How Much Travel Data Should You Budget for Tinder?

The best way to budget for Tinder is to think of it as one part of a broader daily pattern. A traveller using maps, WhatsApp, email, a bit of social media, and occasional Tinder browsing will usually be fine on a sensible plan. A traveller relying on mobile data all day, scrolling social feeds, uploading content, watching videos, and using Tinder heavily will need more headroom.

That is where repeated usage becomes the real issue. A few small sessions may not feel like much, but they add up over time, especially on lower-cap plans. So keeping an eye on a data usage warning can help stop a plan from running dry earlier than expected.

Takeaways

So, how much data does Tinder use? Usually not a huge amount, at least compared with streaming or video-led social apps. For most travellers, Tinder sits in the light to moderate category. Text chatting stays light, swiping and photo browsing sit in the middle, and video features are the clear heavy hitter.

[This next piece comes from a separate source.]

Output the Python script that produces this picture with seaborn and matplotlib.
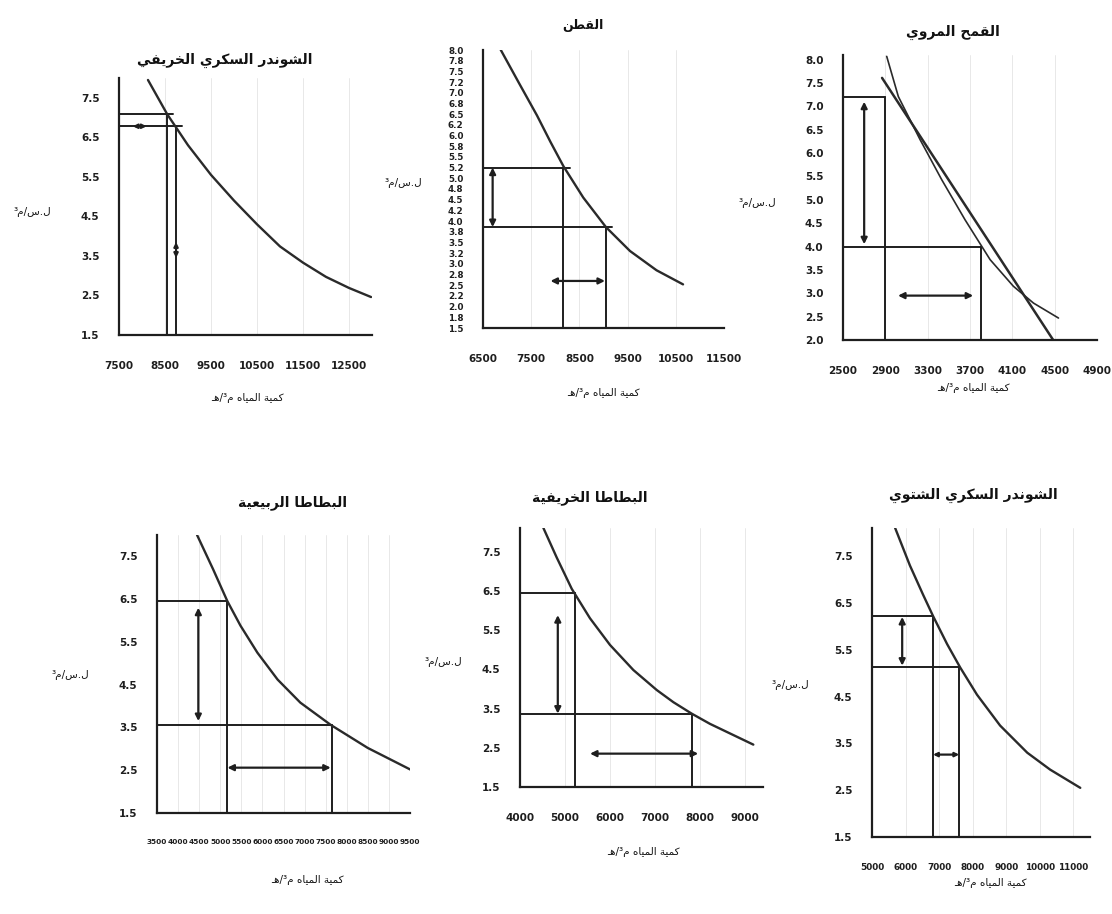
import matplotlib
matplotlib.use("Agg")
import matplotlib.pyplot as plt
import numpy as np
import pandas as pd
import seaborn as sns

# ---------------- data ----------------
# top-left: autumn sugar beet
tl_q = [8130, 8550, 9000, 9500, 10000, 10500, 11000, 11500, 12000, 12500, 12980]
tl_p = [7.95, 7.08, 6.30, 5.55, 4.90, 4.30, 3.74, 3.33, 2.97, 2.69, 2.46]
tl_guide_p = [7.08, 6.78]
tl_guide_q = [8550, 8740]
tl_xticks = [7500, 8500, 9500, 10500, 11500, 12500]

# top-middle: cotton
tm_q = [6860, 7250, 7620, 7900, 8170, 8580, 9050, 9550, 10100, 10650]
tm_p = [8.02, 7.22, 6.47, 5.85, 5.28, 4.55, 3.86, 3.30, 2.85, 2.52]
tm_guide_p = [5.25, 3.86]
tm_guide_q = [8170, 9050]
tm_xticks = [6500, 7500, 8500, 9500, 10500, 11500]

# top-right: irrigated wheat (curve + straight line)
tr_q = [2913, 3023, 3228, 3433, 3654, 3890, 4110, 4300, 4536]
tr_p = [8.07, 7.21, 6.29, 5.43, 4.57, 3.72, 3.15, 2.79, 2.47]
tr_lin_q = [2869, 4486]
tr_lin_p = [7.61, 2.00]
tr_guide_p = [7.20, 4.00]
tr_guide_q = [2900, 3800]
tr_xticks = [2500, 2900, 3300, 3700, 4100, 4500, 4900]

# bottom-left: spring potato
bl_q = [4450, 4830, 5170, 5480, 5880, 6360, 6900, 7620, 8500, 9520]
bl_p = [8.00, 7.20, 6.45, 5.88, 5.25, 4.62, 4.08, 3.56, 3.02, 2.51]
bl_guide_p = [6.45, 3.56]
bl_guide_q = [5170, 7650]
bl_xticks = [3500, 4000, 4500, 5000, 5500, 6000, 6500, 7000, 7500, 8000, 8500, 9000, 9500]

# bottom-middle: autumn potato
bm_q = [4520, 4815, 5150, 5555, 6000, 6520, 7040, 7410, 7815, 8220, 9185]
bm_p = [8.10, 7.35, 6.55, 5.80, 5.12, 4.48, 3.97, 3.66, 3.37, 3.11, 2.58]
bm_guide_p = [6.45, 3.37]
bm_guide_q = [5220, 7815]
bm_xticks = [4000, 5000, 6000, 7000, 8000, 9000]

# bottom-right: winter sugar beet
br_q = [5690, 6130, 6520, 6820, 7240, 7630, 8130, 8820, 9630, 10310, 11210]
br_p = [8.10, 7.30, 6.68, 6.22, 5.62, 5.12, 4.54, 3.88, 3.30, 2.94, 2.55]
br_guide_p = [6.22, 5.14]
br_guide_q = [6820, 7600]
br_xticks = [5000, 6000, 7000, 8000, 9000, 10000, 11000]

titles = ["الشوندر السكري الخريفي", "القطن", "القمح المروي",
          "البطاطا الربيعية", "البطاطا الخريفية", "الشوندر السكري الشتوي"]
xlabel_txt = "كمية المياه م³/هـ"
ylabel_txt = "ل.س/م³"

# ---------------- minimal Arabic shaping ----------------
DUAL = {'ب': 0xFE8F, 'ت': 0xFE95, 'ث': 0xFE99, 'ج': 0xFE9D, 'ح': 0xFEA1, 'خ': 0xFEA5,
        'س': 0xFEB1, 'ش': 0xFEB5, 'ص': 0xFEB9, 'ض': 0xFEBD, 'ط': 0xFEC1, 'ظ': 0xFEC5,
        'ع': 0xFEC9, 'غ': 0xFECD, 'ف': 0xFED1, 'ق': 0xFED5, 'ك': 0xFED9, 'ل': 0xFEDD,
        'م': 0xFEE1, 'ن': 0xFEE5, 'ه': 0xFEE9, 'ي': 0xFEF1, 'ئ': 0xFE89}
RIGHT = {'ا': 0xFE8D, 'أ': 0xFE83, 'إ': 0xFE87, 'آ': 0xFE81, 'ة': 0xFE93, 'د': 0xFEA9,
         'ذ': 0xFEAB, 'ر': 0xFEAD, 'ز': 0xFEAF, 'و': 0xFEED, 'ؤ': 0xFE85, 'ى': 0xFEEF}
LAM_ALEF = {'ا': 0xFEFB, 'أ': 0xFEF7, 'إ': 0xFEF9, 'آ': 0xFEF5}
TATWEEL = 'ـ'


def shape_ar(s):
    out = []
    n = len(s)
    i = 0
    while i < n:
        c = s[i]
        prev = s[i - 1] if i > 0 else ''
        cp = (prev in DUAL) or prev == TATWEEL
        if c == 'ل' and i + 1 < n and s[i + 1] in LAM_ALEF:
            base = LAM_ALEF[s[i + 1]]
            out.append(chr(base + 1 if cp else base))
            i += 2
            continue
        if c in DUAL:
            nxt = s[i + 1] if i + 1 < n else ''
            cn = nxt in DUAL or nxt in RIGHT or nxt == TATWEEL
            base = DUAL[c]
            if cp and cn:
                out.append(chr(base + 3))
            elif cp:
                out.append(chr(base + 1))
            elif cn:
                out.append(chr(base + 2))
            else:
                out.append(chr(base))
        elif c in RIGHT:
            base = RIGHT[c]
            out.append(chr(base + 1 if cp else base))
        else:
            out.append(c)
        i += 1
    return ''.join(reversed(out))


# ---------------- figure ----------------
sns.set_theme(style="white")
plt.rcParams['font.family'] = ['DejaVu Sans']

W, H = 1112, 914
fig = plt.figure(figsize=(W / 100, H / 100), dpi=100)
LC = '#1e1e1e'


def px(x, y):
    return x / W, 1 - y / H


def add_ax(left, right, top, bottom):
    return fig.add_axes([left / W, 1 - bottom / H, (right - left) / W, (bottom - top) / H])


def curve(ax, q, p, lw=1.7):
    df = pd.DataFrame({'q': q, 'p': p})
    sns.lineplot(data=df, x='q', y='p', ax=ax, color='#2a2a2a', lw=lw,
                 sort=False, estimator=None, legend=False)


def style_ax(ax, xlim, ylim, xticks, yticks, ylabsize=7.5, xlabsize=7.5):
    ax.set_xlim(*xlim)
    ax.set_ylim(*ylim)
    ax.set_xticks(xticks)
    ax.set_xticklabels([str(v) for v in xticks])
    ax.set_yticks(yticks)
    ax.set_yticklabels(['%.1f' % v for v in yticks])
    for s in ['top', 'right']:
        ax.spines[s].set_visible(False)
    for s in ['left', 'bottom']:
        ax.spines[s].set_color(LC)
        ax.spines[s].set_linewidth(1.6)
    ax.tick_params(axis='x', direction='out', length=3, width=0.8, colors=LC,
                   labelsize=xlabsize, pad=16)
    ax.tick_params(axis='y', direction='out', length=3, width=0.8, colors=LC,
                   labelsize=ylabsize, pad=11)
    for lab in ax.get_xticklabels() + ax.get_yticklabels():
        lab.set_fontweight('bold')
    ax.grid(axis='x', color='#e4e4e4', lw=0.6)
    ax.set_xlabel('')
    ax.set_ylabel('')


def guides(ax, gq, gp, xlim, ylim, over=0):
    for q, p in zip(gq, gp):
        ax.plot([xlim[0], q + over], [p, p], color=LC, lw=1.4)
        ax.plot([q, q], [ylim[0], p], color=LC, lw=1.4)


def arrow(ax, x1, y1, x2, y2, ms=9):
    ax.annotate('', xy=(x2, y2), xytext=(x1, y1),
                arrowprops=dict(arrowstyle='<|-|>', color=LC, lw=1.6,
                                mutation_scale=ms, shrinkA=0, shrinkB=0))


def texts(title, tpos, xpos, ypos, tsize=10):
    fig.text(*px(*tpos), shape_ar(title), ha='center', va='center',
             fontsize=tsize, fontweight='bold', color='#111')
    fig.text(*px(*xpos), shape_ar(xlabel_txt), ha='center', va='center',
             fontsize=7.5, color='#111')
    fig.text(*px(*ypos), shape_ar(ylabel_txt), ha='center', va='center',
             fontsize=7.5, color='#111')


def panel(rect, xlim, ylim, xticks, yticks, q, p, gq, gp, over=0,
          ylabsize=7.5, xlabsize=7.5, lw=1.7):
    ax = add_ax(*rect)
    guides(ax, gq, gp, xlim, ylim, over)
    curve(ax, q, p, lw=lw)
    style_ax(ax, xlim, ylim, xticks, yticks, ylabsize, xlabsize)
    return ax


yt_a = [1.5, 2.5, 3.5, 4.5, 5.5, 6.5, 7.5]

# top-left
ax = panel((119, 372, 78, 335), (7500, 13000), (1.5, 8.0), tl_xticks, yt_a,
           tl_q, tl_p, tl_guide_q, tl_guide_p, over=120)
arrow(ax, 7800, 6.78, 8100, 6.78, ms=6)
arrow(ax, 8740, 3.85, 8740, 3.45, ms=6)
texts(titles[0], (225, 60), (247, 398), (32, 212))

# top-middle
ax = panel((483, 724, 50, 328), (6500, 11500), (1.5, 8.0), tm_xticks,
           [1.5 + 0.25 * k for k in range(27)], tm_q, tm_p, tm_guide_q, tm_guide_p,
           over=130, ylabsize=6.3)
arrow(ax, 6700, 5.25, 6700, 3.86)
arrow(ax, 7900, 2.6, 9030, 2.6)
texts(titles[1], (583, 25), (603, 393), (403, 183), tsize=9)

# top-right
ax = panel((843, 1097, 55, 340), (2500, 4900), (2.0, 8.1), tr_xticks,
           [2.0 + 0.5 * k for k in range(13)], tr_q, tr_p, tr_guide_q, tr_guide_p, lw=1.2)
curve(ax, tr_lin_q, tr_lin_p, lw=1.8)
ax.set_xlabel('')
ax.set_ylabel('')
arrow(ax, 2700, 7.1, 2700, 4.05)
arrow(ax, 3020, 2.95, 3730, 2.95)
texts(titles[2], (953, 32), (973, 388), (757, 203))

# bottom-left
ax = panel((157, 410, 535, 813), (3500, 9500), (1.5, 8.0), bl_xticks, yt_a,
           bl_q, bl_p, bl_guide_q, bl_guide_p, xlabsize=5.3)
arrow(ax, 4480, 6.3, 4480, 3.65)
arrow(ax, 5170, 2.56, 7620, 2.56)
texts(titles[3], (293, 503), (307, 880), (70, 675))

# bottom-middle
ax = panel((520, 763, 528, 787), (4000, 9400), (1.5, 8.1), bm_xticks, yt_a,
           bm_q, bm_p, bm_guide_q, bm_guide_p)
arrow(ax, 4840, 3.37, 4840, 5.88)
arrow(ax, 5556, 2.35, 7960, 2.35)
texts(titles[4], (590, 498), (643, 852), (443, 662))

# bottom-right
ax = panel((872, 1090, 528, 837), (5000, 11500), (1.5, 8.1), br_xticks, yt_a,
           br_q, br_p, br_guide_q, br_guide_p, xlabsize=6.4)
arrow(ax, 5900, 6.2, 5900, 5.16)
arrow(ax, 6820, 3.26, 7600, 3.26, ms=6)
texts(titles[5], (973, 495), (990, 883), (790, 685))

fig.savefig("out.png", dpi=100)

That makes Tinder fairly easy to live with on a travel plan, including a smaller eSIM package, as long as usage stays sensible. The key is not to treat it as invisible. Open it often enough, load enough profiles, and mix in photos or video, and the numbers start to go up.

FAQs

How much data does Tinder use per hour?

It depends on how it is used. Light swiping and messaging are usually fairly modest, while photo-heavy browsing and video features use much more. Text is light. Images add more. Video uses the most.

Does Tinder use a lot of mobile data?

Usually no, not compared with streaming or video-heavy social apps. But frequent use throughout the day can still make Tinder a noticeable part of mobile data use while travelling.

Does swiping on Tinder use much data?

Swiping alone is not the main issue. The bigger factor is loading profile images and refreshing new profiles. Longer swiping sessions with lots of photo viewing use more data than most people expect.

Can I use Tinder on a travel eSIM?

Yes. Light to moderate Tinder use is usually manageable on a travel eSIM. The main thing is to watch image-heavy browsing and avoid video features if the plan is small.

How can I reduce Tinder data usage while travelling?

Keep sessions shorter on mobile data, use Wi-Fi for longer browsing, limit video use, avoid constant refreshing, and remember that Tinder is sharing your plan with every other travel app on the phone.

Does Tinder use more data than messaging apps?

Usually, yes, if the messaging app is used mainly for text. Tinder tends to use more because profile browsing loads images regularly. Plain text messaging remains much lighter.